There are people still looking for real meat. They see hints of it in those nice guy types, pretty pictures of happy families on Instagram, news headlines that mention kindness, generosity or any hint of self-denial. These are all poor substitutes, but seekers like the flavor. They’re looking for more. Some are even hungry for a full meal.
Jesus told his disciples that He was the real meat.
“Whoever eats my flesh and drinks my blood remains in me, and I in them…the one who feeds on me will live because of me.” (John 6:56,57)
When He said this, many people left.
Many of his disciples said, “This is very hard to understand. Who can accept it?” (John 6:60)
Friends, people leave Christianity because either they never tasted the real meat or they did but the “worries of this life, the deceitful news of wealth and the desires for other things come in and choke the word” (Mark 4:19).
Following Jesus isn’t for the faint of heart. It’s not for people who are full, but people who are hungering and thirsting (Matt.5:6), hanging onto Jesus’s words.

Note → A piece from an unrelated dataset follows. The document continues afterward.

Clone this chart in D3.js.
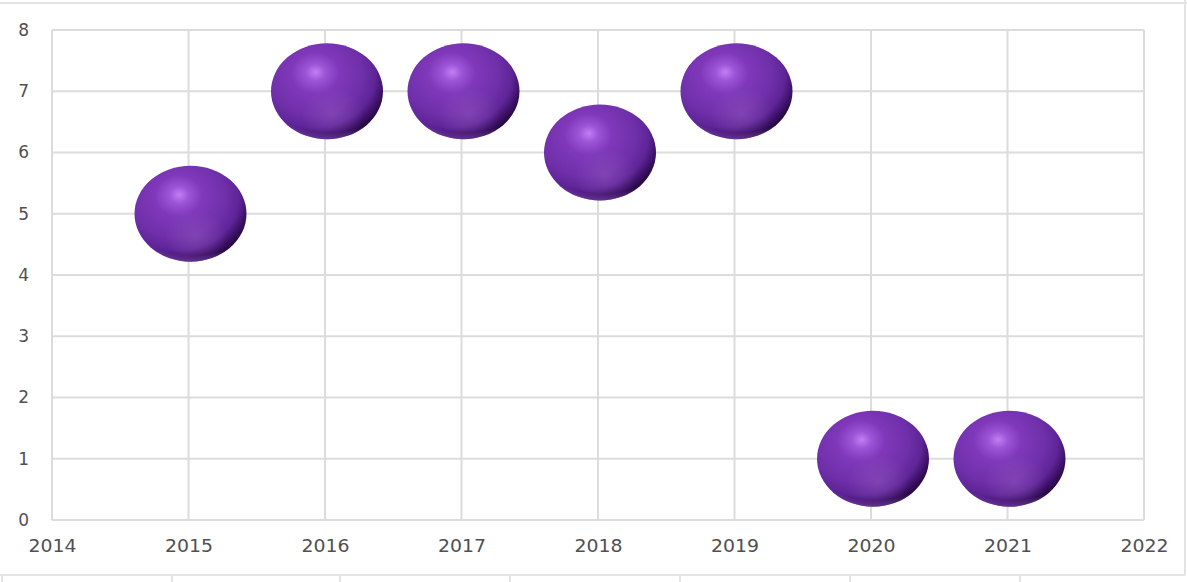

It’s a life of dying to self—putting off the old, putting on the new—but the death feels right because the former life was all gross little packets of mayo and relish. There’s no room in this life for worthless endeavors or even worthwhile self-focused endeavors. It is for those who want to be sober, want to straighten up, want to be delivered—but admit they can’t do it on their own. It isn’t for the righteous, but for the forgiven.
This is a faith that cannot be deconstructed because it’s firmly built on the Rock.
And they overcame him by the blood of the Lamb and by the word of their testimony, and they did not love their lives to the death.